Rooted in the long literary and visual cultural history of crime and punishment, this course examines image and justice, film and law, as a compelling twist. It revolves around the idea of “cinema as show trial,” namely, the working of cinematic encounter as both a show and a trial. What kinds of truths are fabricated within the trial scene in film and beyond? What realities are created and what realities dismantled through cinema and moving images? How do images “move us” and what a “just response” to them might be enabled/questioned? What kind of judgmental spectatorship is constructed and performed? Are we even allowed to view what is being exposed? With these questions in mind, this course considers the “courtroom” as both a visual, spatial metaphor and structuring principle in the multitude of fiction film, documentary, video art, and critical literature from different countries and periods.
This course explores films and images that take trials as the central theme, as well as the role of cinematic medium plays in producing trial-like encounters that render the condemned visible, make/execute the truth, and put spectators on trial. It intends to inspire students to rethink the aesthetical, social and ethical power of cinema, as a response to the global constant reasoning, arguing, and struggling about the adequate and legitimate images of atrocity and violence in the era of conflict and witness.
Main Film Texts
Selected scenes from The Passion of Joan of Arc 1928 by Carl Theodor Dreyer (France, 114 min)
Fury 1936 by Fritz Lang (USA, 92 min)
The Trial 1962 by Orson Welles (France/West Germany/Italy, 118 min)
Death by Hanging 1968 by Nagisa Ôshima (Japan, 117 min)
Punishment Park 1971 by Peter Watkins (USA, 88 min)
Repentance 1984 by Tengiz Abuladze (Soviet Union, 153 min)
The Emperor's Naked Army Marches On 1987 by Kazuo Hara (Japan, 122 min)
The Thin Blue Line 1988 by Errol Morris (USA, 101 min)
Bamako 2006 by Abderrahmane Sissako (Mali/France/USA, 115 min)
Grandmother (Lola) 2009 by Brillante Mendoza (Philippines, 110 min)
The Missing Picture 2013 by Rithy Panh (Cambodia/France, 92 min)
12 Citizens 2014 by Ang Xu (China, 108 min) (associated with American, Japanese, Russian Versions of Twelve Angry Men)
Court 2014 by Chaitanya Tamhane (India, 116 min)
The Look of Silence 2014 by Joshua Oppenheimer (Denmark/Norway/Finland/UK, 99 min)
Along With the Gods: Two Worlds 2017 by Kim Yong-hwa (South Korea, 120 min)
Additional Clips, Shorts, and Other Moving Images
Lingchi: Echoes of a Historical Photograph 2002 by Chen Chieh-jen (Taiwan, 23 min)
Whose Eyes 2011 by Tan Tan (China, 16 min)
White Bear (Black Mirror Season II E2) 2013 by Carl Tibbetts (UK, 50 min)

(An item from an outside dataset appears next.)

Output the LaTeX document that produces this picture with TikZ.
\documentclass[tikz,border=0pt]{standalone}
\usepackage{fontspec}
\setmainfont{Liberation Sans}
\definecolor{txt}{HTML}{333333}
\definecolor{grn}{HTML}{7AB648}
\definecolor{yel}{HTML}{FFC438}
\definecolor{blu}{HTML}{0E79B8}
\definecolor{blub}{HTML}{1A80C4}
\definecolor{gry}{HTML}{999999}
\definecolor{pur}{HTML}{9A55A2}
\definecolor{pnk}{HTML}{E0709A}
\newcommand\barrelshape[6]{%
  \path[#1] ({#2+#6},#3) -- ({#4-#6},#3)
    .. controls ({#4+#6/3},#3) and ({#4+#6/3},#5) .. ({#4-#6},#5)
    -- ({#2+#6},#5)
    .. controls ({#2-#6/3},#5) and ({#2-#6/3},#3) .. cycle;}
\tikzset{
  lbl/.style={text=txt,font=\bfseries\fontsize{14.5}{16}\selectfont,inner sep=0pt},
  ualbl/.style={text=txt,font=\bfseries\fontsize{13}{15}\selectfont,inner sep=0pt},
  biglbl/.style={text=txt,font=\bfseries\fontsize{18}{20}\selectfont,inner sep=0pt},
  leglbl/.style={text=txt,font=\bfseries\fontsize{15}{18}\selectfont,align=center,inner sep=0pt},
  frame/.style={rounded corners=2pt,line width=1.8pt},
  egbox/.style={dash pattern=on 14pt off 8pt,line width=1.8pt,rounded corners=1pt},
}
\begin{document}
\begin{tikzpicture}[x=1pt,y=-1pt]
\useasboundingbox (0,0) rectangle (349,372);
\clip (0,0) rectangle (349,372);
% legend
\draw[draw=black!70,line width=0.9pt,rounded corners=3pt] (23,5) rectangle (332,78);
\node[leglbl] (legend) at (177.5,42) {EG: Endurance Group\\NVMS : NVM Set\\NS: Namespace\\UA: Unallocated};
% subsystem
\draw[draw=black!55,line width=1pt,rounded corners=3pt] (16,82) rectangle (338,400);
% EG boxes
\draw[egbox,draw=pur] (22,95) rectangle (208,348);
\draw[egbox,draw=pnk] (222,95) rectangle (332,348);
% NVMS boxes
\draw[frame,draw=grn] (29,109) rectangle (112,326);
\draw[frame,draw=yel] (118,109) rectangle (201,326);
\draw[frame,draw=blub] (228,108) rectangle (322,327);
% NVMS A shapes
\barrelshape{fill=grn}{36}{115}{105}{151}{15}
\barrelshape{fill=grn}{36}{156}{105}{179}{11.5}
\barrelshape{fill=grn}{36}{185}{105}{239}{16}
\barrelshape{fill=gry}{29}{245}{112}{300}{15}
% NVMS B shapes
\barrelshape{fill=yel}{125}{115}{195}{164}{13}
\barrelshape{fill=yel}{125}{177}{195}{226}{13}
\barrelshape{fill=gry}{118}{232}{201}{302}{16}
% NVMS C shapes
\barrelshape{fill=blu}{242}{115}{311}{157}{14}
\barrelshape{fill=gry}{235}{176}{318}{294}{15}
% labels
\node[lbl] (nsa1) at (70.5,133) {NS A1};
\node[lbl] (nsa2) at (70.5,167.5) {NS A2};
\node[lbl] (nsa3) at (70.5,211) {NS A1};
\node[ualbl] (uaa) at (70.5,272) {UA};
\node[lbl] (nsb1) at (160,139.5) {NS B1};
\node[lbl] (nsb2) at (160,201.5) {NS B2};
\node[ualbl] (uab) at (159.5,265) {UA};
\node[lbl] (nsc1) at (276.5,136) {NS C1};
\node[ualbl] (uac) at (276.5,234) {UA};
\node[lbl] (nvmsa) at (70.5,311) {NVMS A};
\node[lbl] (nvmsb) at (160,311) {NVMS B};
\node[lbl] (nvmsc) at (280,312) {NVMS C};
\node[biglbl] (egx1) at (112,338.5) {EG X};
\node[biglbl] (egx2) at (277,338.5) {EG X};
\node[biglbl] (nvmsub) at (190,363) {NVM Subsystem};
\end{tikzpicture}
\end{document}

Clips from A Trip through China 1917 by Benjamin Brodsky (USA)
Clips from The Day of Wrath 1943 by Carl Theodor Dreyer (Denmark), Salvatore Giuliano 1962 by Francesco Rosi (Italy), To Kill a Mocking Bird 1962 by Robert Mulligan (USA), The Confession 1970 by Costa-Gavras (France/Italy), The Accused Uncle Shangang 1994 by Fan Yuan (China), True Grit 2010 by Coen Brothers (USA), Dancer in the Dark 2000 by Von Trier (Denmark), Chicago 2002 by Marshall (USA)
Clips from Black Venus (Vénus noire) 2010 by Abdellatif Kechiche (France/Belgium, 159 min)
Clips from The Eichmann Trial 2015 by Paul Andrew Williams (UK, 90 min)
Clips from La commune (Paris 1871) 2000 by Peter Watkins (France, 345 min)
Clips from The Verdict (Terror – Ihr Urteil) 2016 by Lars Kraume (Germany, 85 min)
One episode from What Would You Do? (ABC News series)
Alternatives: Twelve Angry Men (American, Japanese, Russian, Chinese Versions)
A couple of video essays
And one film that students would like to suggest for the class.
- Class Participation: 40%
(Leading Discussion 10%, Presentation 10%, Class Discussion 20%)
- Shared Annotated Bibliography: 20% (each one student proposes and shares several sources he/she finds interesting and relevant to the films discussed in class: at least one film and three scholarly essays)
- One-page Proposal 10%
- Final Creative Academic Project: 30% (screenplay/storyboard/film-related graphic novel/video essay/photo essay/film still dossier/exhibition design/mini film festival curatorial project/movie review/critical essay, etc)
- Additional writing assignments (OPTIONAL): In this course, the instructor will explain the writing requirements for those students who wish to receive W credits. Students who complete the additional requirements will receive Ws on their transcripts; the other students in the course will recive VLPA/I&S instead.
Some of the films we examine in this course contain graphic images of violence, death, and explicit sexual content. Please be aware that you do not have to watch anything that you find disturbing. Use discretion and feel free to stop right away. If you don't feel comfortable about any image, please let me know. The unbearable images, self-conscious acts of looking away, and the ethics of spectatorship indeed serve as part of our critcial inquiries in this class.